- TASK REQUIREMENTS:
In the records below, find the line that contains "Reproduce this chart with Altair." and the line that contains "import pandas as pd"; write out exactly those two lines and everything between them, without the pictures.
[START OF EXERCISE INPUTS]
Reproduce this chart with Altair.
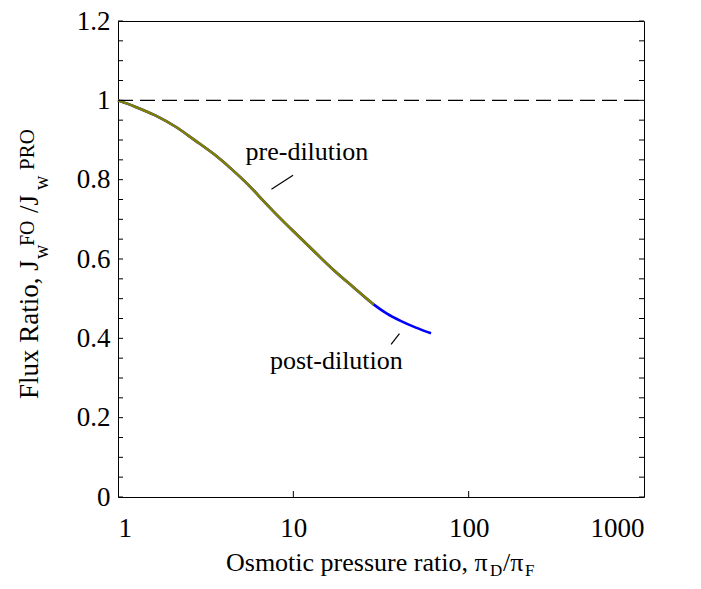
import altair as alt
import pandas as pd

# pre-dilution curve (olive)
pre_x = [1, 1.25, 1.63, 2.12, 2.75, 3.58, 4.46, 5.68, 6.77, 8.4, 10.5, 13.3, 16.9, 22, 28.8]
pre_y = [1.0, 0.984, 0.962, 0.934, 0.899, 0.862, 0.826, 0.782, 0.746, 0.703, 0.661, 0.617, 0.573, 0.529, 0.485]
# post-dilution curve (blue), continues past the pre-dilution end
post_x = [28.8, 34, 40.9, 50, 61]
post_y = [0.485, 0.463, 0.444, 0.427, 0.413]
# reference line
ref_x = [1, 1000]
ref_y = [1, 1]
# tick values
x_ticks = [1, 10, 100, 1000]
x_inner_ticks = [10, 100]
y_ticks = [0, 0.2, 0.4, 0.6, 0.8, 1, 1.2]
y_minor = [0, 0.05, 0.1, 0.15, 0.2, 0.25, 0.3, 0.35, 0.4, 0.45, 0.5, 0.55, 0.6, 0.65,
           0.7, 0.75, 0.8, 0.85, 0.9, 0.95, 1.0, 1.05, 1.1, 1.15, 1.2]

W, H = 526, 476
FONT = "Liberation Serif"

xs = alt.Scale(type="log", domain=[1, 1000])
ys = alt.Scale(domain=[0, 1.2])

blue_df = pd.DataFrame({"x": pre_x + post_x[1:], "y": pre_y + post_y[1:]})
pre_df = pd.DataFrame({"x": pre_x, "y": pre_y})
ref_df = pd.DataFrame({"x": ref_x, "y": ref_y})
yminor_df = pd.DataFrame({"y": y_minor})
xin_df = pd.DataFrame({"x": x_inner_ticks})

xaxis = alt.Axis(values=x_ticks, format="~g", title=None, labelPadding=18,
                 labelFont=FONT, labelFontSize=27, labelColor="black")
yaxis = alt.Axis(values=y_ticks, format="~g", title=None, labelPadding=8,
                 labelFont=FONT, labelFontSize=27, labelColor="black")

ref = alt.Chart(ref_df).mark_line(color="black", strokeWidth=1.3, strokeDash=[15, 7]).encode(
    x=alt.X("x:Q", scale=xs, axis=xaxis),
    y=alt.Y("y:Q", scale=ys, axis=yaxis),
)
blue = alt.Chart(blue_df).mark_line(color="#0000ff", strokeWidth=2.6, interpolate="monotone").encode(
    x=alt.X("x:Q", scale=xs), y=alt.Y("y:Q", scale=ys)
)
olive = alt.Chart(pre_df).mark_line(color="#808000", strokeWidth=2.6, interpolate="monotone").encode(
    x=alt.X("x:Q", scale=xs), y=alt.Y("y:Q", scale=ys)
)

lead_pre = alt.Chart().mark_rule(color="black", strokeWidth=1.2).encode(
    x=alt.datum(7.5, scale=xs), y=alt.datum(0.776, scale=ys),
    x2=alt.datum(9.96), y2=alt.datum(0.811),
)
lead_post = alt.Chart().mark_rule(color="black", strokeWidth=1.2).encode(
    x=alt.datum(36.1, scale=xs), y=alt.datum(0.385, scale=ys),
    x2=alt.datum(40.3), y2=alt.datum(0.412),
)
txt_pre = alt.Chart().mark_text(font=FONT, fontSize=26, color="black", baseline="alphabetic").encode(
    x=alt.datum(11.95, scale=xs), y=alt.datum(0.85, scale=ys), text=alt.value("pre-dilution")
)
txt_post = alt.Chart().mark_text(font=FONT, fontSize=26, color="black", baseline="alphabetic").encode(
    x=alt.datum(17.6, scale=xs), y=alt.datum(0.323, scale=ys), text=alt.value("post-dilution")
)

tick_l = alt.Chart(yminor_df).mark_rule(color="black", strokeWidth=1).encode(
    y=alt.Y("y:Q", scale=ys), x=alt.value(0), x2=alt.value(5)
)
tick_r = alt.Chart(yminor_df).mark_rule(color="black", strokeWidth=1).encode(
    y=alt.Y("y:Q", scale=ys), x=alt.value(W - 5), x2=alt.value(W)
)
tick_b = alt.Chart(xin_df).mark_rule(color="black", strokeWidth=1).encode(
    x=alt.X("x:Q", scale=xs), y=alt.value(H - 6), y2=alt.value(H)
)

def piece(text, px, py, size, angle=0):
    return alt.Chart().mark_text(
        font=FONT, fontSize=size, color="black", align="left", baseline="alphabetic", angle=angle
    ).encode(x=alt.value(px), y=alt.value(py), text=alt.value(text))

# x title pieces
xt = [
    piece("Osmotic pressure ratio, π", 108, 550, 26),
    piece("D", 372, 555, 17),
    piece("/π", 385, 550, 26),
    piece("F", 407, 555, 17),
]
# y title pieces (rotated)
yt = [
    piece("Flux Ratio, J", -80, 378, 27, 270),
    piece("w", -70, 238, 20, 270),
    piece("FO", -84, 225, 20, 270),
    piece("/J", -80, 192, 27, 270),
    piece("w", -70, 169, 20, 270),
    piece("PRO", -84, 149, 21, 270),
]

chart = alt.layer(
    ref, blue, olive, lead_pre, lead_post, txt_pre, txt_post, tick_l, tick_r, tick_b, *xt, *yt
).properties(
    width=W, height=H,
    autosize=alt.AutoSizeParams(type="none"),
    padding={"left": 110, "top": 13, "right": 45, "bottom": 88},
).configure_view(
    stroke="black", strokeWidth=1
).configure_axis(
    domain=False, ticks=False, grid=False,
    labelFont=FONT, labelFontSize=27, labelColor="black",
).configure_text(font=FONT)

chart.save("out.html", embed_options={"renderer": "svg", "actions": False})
[END OF EXERCISE INPUTS]
[START OF EXERCISE INPUTS]
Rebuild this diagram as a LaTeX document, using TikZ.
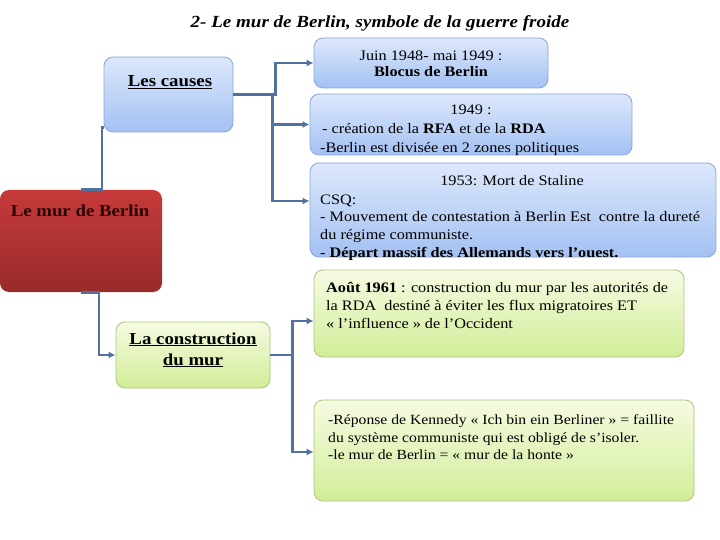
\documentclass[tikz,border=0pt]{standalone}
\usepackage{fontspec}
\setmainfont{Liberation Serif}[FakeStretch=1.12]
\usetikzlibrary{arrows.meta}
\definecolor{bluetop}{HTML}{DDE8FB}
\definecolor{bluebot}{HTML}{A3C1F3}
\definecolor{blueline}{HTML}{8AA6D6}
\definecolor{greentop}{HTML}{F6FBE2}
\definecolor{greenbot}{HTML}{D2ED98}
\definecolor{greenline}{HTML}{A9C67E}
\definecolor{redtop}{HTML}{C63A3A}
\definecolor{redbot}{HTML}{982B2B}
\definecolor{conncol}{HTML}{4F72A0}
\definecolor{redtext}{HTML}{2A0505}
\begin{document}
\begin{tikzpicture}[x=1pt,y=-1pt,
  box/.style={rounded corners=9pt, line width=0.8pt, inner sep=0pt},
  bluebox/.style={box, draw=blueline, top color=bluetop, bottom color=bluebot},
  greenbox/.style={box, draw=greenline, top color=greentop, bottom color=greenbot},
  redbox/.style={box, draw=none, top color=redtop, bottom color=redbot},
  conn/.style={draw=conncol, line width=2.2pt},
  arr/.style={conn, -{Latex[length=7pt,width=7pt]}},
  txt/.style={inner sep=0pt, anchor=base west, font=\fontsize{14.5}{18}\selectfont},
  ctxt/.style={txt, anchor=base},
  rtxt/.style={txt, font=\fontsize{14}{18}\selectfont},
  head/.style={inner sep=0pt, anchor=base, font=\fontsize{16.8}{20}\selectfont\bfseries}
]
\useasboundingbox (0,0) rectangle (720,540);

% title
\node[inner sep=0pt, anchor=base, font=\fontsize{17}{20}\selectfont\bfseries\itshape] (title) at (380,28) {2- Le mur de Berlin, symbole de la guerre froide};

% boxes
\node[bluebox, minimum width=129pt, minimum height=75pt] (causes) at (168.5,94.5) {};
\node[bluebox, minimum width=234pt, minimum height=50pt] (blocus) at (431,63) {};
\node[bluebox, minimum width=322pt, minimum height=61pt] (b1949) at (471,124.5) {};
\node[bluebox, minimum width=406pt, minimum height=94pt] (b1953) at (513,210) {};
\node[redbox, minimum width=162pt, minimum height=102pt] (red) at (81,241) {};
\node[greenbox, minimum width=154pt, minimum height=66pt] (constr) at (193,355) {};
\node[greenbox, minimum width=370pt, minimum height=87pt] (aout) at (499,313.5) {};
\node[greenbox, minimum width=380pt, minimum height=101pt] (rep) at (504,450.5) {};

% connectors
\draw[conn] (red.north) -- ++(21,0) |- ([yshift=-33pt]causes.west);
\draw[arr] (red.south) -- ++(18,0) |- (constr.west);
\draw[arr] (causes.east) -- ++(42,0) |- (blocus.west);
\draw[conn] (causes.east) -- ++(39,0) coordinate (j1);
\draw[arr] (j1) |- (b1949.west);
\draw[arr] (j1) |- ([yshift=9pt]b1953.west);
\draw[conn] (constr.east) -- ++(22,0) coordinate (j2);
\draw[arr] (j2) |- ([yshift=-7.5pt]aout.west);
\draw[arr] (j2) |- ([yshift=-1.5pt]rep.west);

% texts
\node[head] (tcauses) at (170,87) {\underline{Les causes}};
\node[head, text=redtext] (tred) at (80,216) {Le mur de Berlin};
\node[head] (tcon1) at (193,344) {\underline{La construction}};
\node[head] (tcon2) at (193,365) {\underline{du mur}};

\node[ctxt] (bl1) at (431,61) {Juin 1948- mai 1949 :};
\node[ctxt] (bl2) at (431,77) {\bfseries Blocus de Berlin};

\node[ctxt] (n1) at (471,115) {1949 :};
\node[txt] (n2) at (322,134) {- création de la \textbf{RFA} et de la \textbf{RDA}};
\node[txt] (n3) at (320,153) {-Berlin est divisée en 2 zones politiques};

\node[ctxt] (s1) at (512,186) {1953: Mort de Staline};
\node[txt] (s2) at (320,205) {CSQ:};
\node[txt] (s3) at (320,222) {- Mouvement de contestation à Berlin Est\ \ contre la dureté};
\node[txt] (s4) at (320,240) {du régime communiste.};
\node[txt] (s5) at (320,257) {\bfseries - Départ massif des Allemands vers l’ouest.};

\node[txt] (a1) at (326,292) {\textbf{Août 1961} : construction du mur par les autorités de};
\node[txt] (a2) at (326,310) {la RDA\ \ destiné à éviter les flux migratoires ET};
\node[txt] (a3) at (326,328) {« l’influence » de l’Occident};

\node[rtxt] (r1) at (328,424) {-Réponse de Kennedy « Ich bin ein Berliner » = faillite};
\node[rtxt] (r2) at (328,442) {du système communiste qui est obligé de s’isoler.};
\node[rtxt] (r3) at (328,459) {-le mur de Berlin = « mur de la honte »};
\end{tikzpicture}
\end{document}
[END OF EXERCISE INPUTS]
- SOLUTION TO THIS PROBLEM:
Reproduce this chart with Altair.
import altair as alt
import pandas as pd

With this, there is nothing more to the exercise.